ところで、CDプレーヤーは本質的にレコードプレーヤーとは比較にならないほど振動に強い(はず)です。もちろん、CDからデータを読み出すことができないほどの振動を与えたら音は途切れてしまうでしょうが、その状態を「音質が悪い」とは普通表現しないと思います。しかも、多少の読み取りエラーに耐えるように、データはある程度先読みされていると思われます。そんなわけで、いままでレコードプレーヤー用にアクセサリを作ってウハウハ状態だった(かどうかは知りませんが)アクセサリメーカーは重要なメシの種を失うことになってしまいます。そんな中、一つの単語が救世主のように現れました。それは「ジッター」です。

CD音源に対して、
「このケーブルを使うと音が変わる!」とか、
「この共鳴なんちゃら(←忘れた)をCDプレーヤーに貼ると音が変わる!」とか、
マイナスイオンをふりかけると音が変わる!」とか、
これははぜんぶ「ジッター」という単語で説明できる(るらしい)のです。ジッターは時間軸方向のゆれです。一定間隔(サンプリング周期)で波の振幅を数値化したものが音のデジタル化なのですが、それをアナログ信号に戻すときに「一定間隔」にゆらぎがあって「一定間隔」でなくなってしまったら、ということです。そこにゆらぎがあったら、それはまあ音質に影響を与えるでしょう。ただ、どの程度のジッターがあったら人間の耳に聞こえるのか、という検証は必要でしょうけど。で、CDをはじめとするデジタルデータの音源で音質が変わるのは、ジッターのせいなんだそうです。で、高いケーブルを使ったり、マイナスイオンをふりかけたりすると、ジッターが減って、音が良くなるんだそうです。

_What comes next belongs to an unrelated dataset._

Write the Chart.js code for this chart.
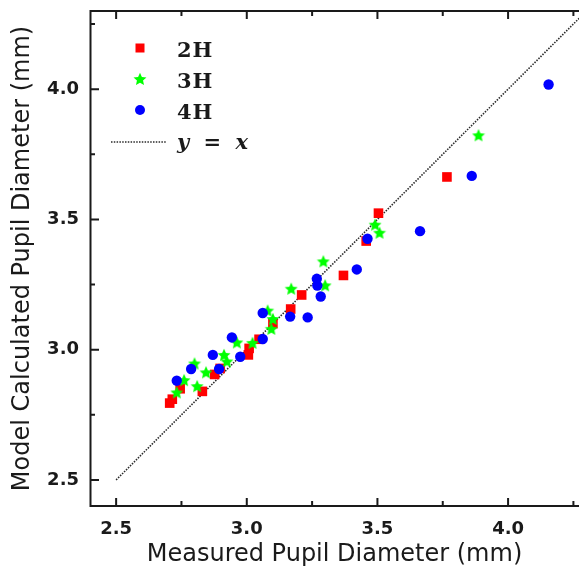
<!DOCTYPE html>
<html><head><meta charset="utf-8">
<script src="https://cdn.jsdelivr.net/npm/chart.js@4/dist/chart.umd.min.js"></script>
<style>html,body{margin:0;padding:0;background:#fff;}#wrap{width:579px;height:571px;position:relative;}</style>
</head><body><div id="wrap"><canvas id="c" width="579" height="571"></canvas></div>
<script>
// ---- data ----
const measured2H = [2.705, 2.715, 2.745, 2.83, 2.877, 2.898, 3.006, 3.009, 3.047, 3.10, 3.168, 3.21, 3.37, 3.457, 3.504, 3.766];
const model2H    = [2.795, 2.81, 2.85, 2.84, 2.905, 2.928, 2.98, 3.005, 3.04, 3.10, 3.156, 3.21, 3.285, 3.417, 3.524, 3.663];
const measured3H = [2.732, 2.76, 2.80, 2.81, 2.844, 2.913, 2.924, 2.962, 3.022, 3.08, 3.10, 3.094, 3.17, 3.293, 3.30, 3.491, 3.508, 3.887];
const model3H    = [2.836, 2.883, 2.947, 2.86, 2.913, 2.98, 2.955, 3.028, 3.026, 3.15, 3.118, 3.08, 3.234, 3.339, 3.247, 3.48, 3.449, 3.823];
const measured4H = [2.732, 2.787, 2.87, 2.894, 2.943, 2.975, 3.061, 3.061, 3.166, 3.233, 3.268, 3.27, 3.283, 3.421, 3.462, 3.663, 3.861, 4.155];
const model4H    = [2.881, 2.926, 2.98, 2.926, 3.047, 2.973, 3.141, 3.041, 3.127, 3.124, 3.272, 3.246, 3.204, 3.308, 3.426, 3.455, 3.667, 4.018];
const identityLine = [2.5, 4.3];
const seriesNames = ['2H', '3H', '4H'];
const lineName = 'y = x';
const xMajorTicks = [2.5, 3.0, 3.5, 4.0];
const xMinorTicks = [2.75, 3.25, 3.75, 4.25];
const yMajorTicks = [2.5, 3.0, 3.5, 4.0];
const yMinorTicks = [2.75, 3.25, 3.75, 4.25];
const xTitle = 'Measured Pupil Diameter (mm)';
const yTitle = 'Model Calculated Pupil Diameter (mm)';

function pts(xs, ys){ return xs.map((x,i)=>({x:x, y:ys[i]})); }

function makeStar(size, color){
  const c=document.createElement('canvas'); c.width=c.height=size;
  const g=c.getContext('2d'); const cx=size/2, cy=size/2+0.5, R=size/2-0.2, r=R*0.47;
  g.beginPath();
  for(let i=0;i<10;i++){ const a=-Math.PI/2+i*Math.PI/5; const rr=i%2===0?R:r; g.lineTo(cx+rr*Math.cos(a), cy+rr*Math.sin(a)); }
  g.closePath(); g.fillStyle=color; g.fill(); return c;
}
const starImg = makeStar(14, '#00ff00');

const INK = '#1a1a1a';
const DOT = '#2a2a2a';

const framePlugin = {
  id:'frame',
  afterDraw(chart){
    const {ctx, chartArea:a, scales:{x, y}} = chart;
    ctx.save();
    ctx.strokeStyle = INK; ctx.lineWidth = 2; ctx.lineCap='butt';
    ctx.beginPath();
    ctx.moveTo(a.left+0.5, a.top); ctx.lineTo(a.left+0.5, a.bottom+1);
    ctx.moveTo(a.left-0.5, a.bottom); ctx.lineTo(a.right, a.bottom);
    ctx.moveTo(a.left-0.5, a.top); ctx.lineTo(a.right, a.top);
    ctx.stroke();
    const tick = (vals, len) => {
      ctx.beginPath();
      vals.forEach(v=>{ const px=x.getPixelForValue(v);
        ctx.moveTo(px, a.bottom); ctx.lineTo(px, a.bottom-len);
        ctx.moveTo(px, a.top); ctx.lineTo(px, a.top+len); });
      ctx.stroke();
    };
    const ytick = (vals, len) => {
      ctx.beginPath();
      vals.forEach(v=>{ const py=y.getPixelForValue(v);
        ctx.moveTo(a.left, py); ctx.lineTo(a.left+len, py); });
      ctx.stroke();
    };
    tick(xMajorTicks, 8); tick(xMinorTicks, 5);
    ytick(yMajorTicks, 9); ytick(yMinorTicks, 5);
    ctx.restore();

    // legend inside the plot
    const lx = a.left + 50, ty = [a.top+37, a.top+68, a.top+99, a.top+131];
    ctx.save();
    const ds = chart.data.datasets;
    ctx.fillStyle = ds[0].backgroundColor; ctx.fillRect(lx-4.5, ty[0]-4.5, 9, 9);
    ctx.drawImage(starImg, lx-7, ty[1]-7);
    ctx.fillStyle = ds[2].backgroundColor; ctx.beginPath(); ctx.arc(lx, ty[2], 5, 0, Math.PI*2); ctx.fill();
    ctx.strokeStyle = DOT; ctx.lineWidth = 1.6; ctx.setLineDash([1.5,1.3]);
    ctx.beginPath(); ctx.moveTo(lx-29, ty[3]); ctx.lineTo(lx+27, ty[3]); ctx.stroke();
    ctx.setLineDash([]);
    ctx.fillStyle = INK; ctx.textBaseline='alphabetic'; ctx.textAlign='left';
    ctx.font = 'bold 21px "DejaVu Serif"';
    ctx.letterSpacing = '1px';
    for(let i=0;i<3;i++) ctx.fillText(seriesNames[i], lx+37, ty[i]+8.5);
    ctx.font = 'italic bold 21px "DejaVu Serif"';
    ctx.letterSpacing = '3.5px';
    ctx.fillText(lineName, lx+37, ty[3]+7);
    ctx.restore();
  }
};

new Chart(document.getElementById('c'), {
  type:'scatter',
  data:{ datasets:[
    {label:seriesNames[0], data:pts(measured2H, model2H), pointStyle:'rect', pointRadius:6.8, backgroundColor:'#ff0000', borderWidth:0, order:3},
    {label:seriesNames[1], data:pts(measured3H, model3H), pointStyle:starImg, pointRadius:6, backgroundColor:'#00ff00', borderWidth:0, order:2},
    {label:seriesNames[2], data:pts(measured4H, model4H), pointStyle:'circle', pointRadius:5.2, backgroundColor:'#0000ff', borderWidth:0, order:1},
    {label:lineName, type:'line', data:pts(identityLine, identityLine), borderColor:DOT, borderWidth:1.6, borderDash:[1.5,1.3], pointRadius:0, fill:false, order:4}
  ]},
  options:{
    responsive:false, animation:false, devicePixelRatio:1,
    layout:{autoPadding:false, padding:{top:11, right:0, left:0, bottom:0}},
    plugins:{legend:{display:false}, tooltip:{enabled:false}},
    scales:{
      x:{type:'linear', position:'bottom', min:2.4, max:4.2714,
        afterBuildTicks:s=>{s.ticks = xMajorTicks.map(v=>({value:v}));},
        afterFit:s=>{s.height=65; s.paddingLeft=0; s.paddingRight=0;},
        grid:{display:false, drawTicks:false}, border:{display:false},
        ticks:{padding:13, color:INK, font:{family:'DejaVu Sans', weight:'bold', size:18}, callback:v=>Number(v).toFixed(1), maxRotation:0},
        title:{display:true, text:xTitle, color:INK, font:{family:'DejaVu Sans', size:24}, padding:{top:0,bottom:2}}
      },
      y:{type:'linear', position:'left', min:2.4, max:4.3,
        afterBuildTicks:s=>{s.ticks = yMajorTicks.map(v=>({value:v}));},
        afterFit:s=>{s.width=90; s.paddingTop=0; s.paddingBottom=0;},
        grid:{display:false, drawTicks:false}, border:{display:false},
        ticks:{padding:11, color:INK, font:{family:'DejaVu Sans', weight:'bold', size:18}, callback:v=>Number(v).toFixed(1)},
        title:{display:true, text:yTitle, color:INK, font:{family:'DejaVu Sans', size:24}, padding:{top:8,bottom:0}}
      }
    }
  },
  plugins:[framePlugin]
});
</script></body></html>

いまの、高級オーディオ界のトレンドには、USBメモリSSDに、CDなどからリッピングした音楽データを入れておいて、ネットワークメディアプレーヤーのようなもので再生する、なんてのがあるようです。そこには「回転系の宿命だったジッターから解放」なんて言葉が添えられていたりします。確かに、USBメモリSSDなら回転するところがどこにもありませんからね。でも、よくよく考えてみるに、レコードプレーヤーでLPを再生していた時代ならともかく、CDプレーヤーでCDを再生したとき、CDの回転のムラがジッターの要因になり得るんでしょうか? 普通に考えたら、CDプレーヤーの動作は次のようになっているんじゃないか、と思うのですが。いや、私はCDプレーヤーの内部の動作をよく知らないのですけど。

  • CDからデータを読み出し(先読みして)、バッファに格納する
  • バッファからデータを読み出し、DAコンバータに送る

これらのうち、前段はCDの回転ムラの影響を受けることは受けるでしょう。でも、バッファには、リトライしたり誤り訂正を行った「正しい」データが入るはずです。で、後段。こちらは、CDの回転ムラとか無関係に、プレーヤー内部で生成したクロックにしたがってデータをDAコンバータに送ると思われます。これならば、回転系がジッタの発生源になる、ということは無いはずです。つまりこれは前段と後段が非同期で動作している場合です。もしかして世の中のCDプレーヤーは同期して動作しているのでしょうか。ううむ。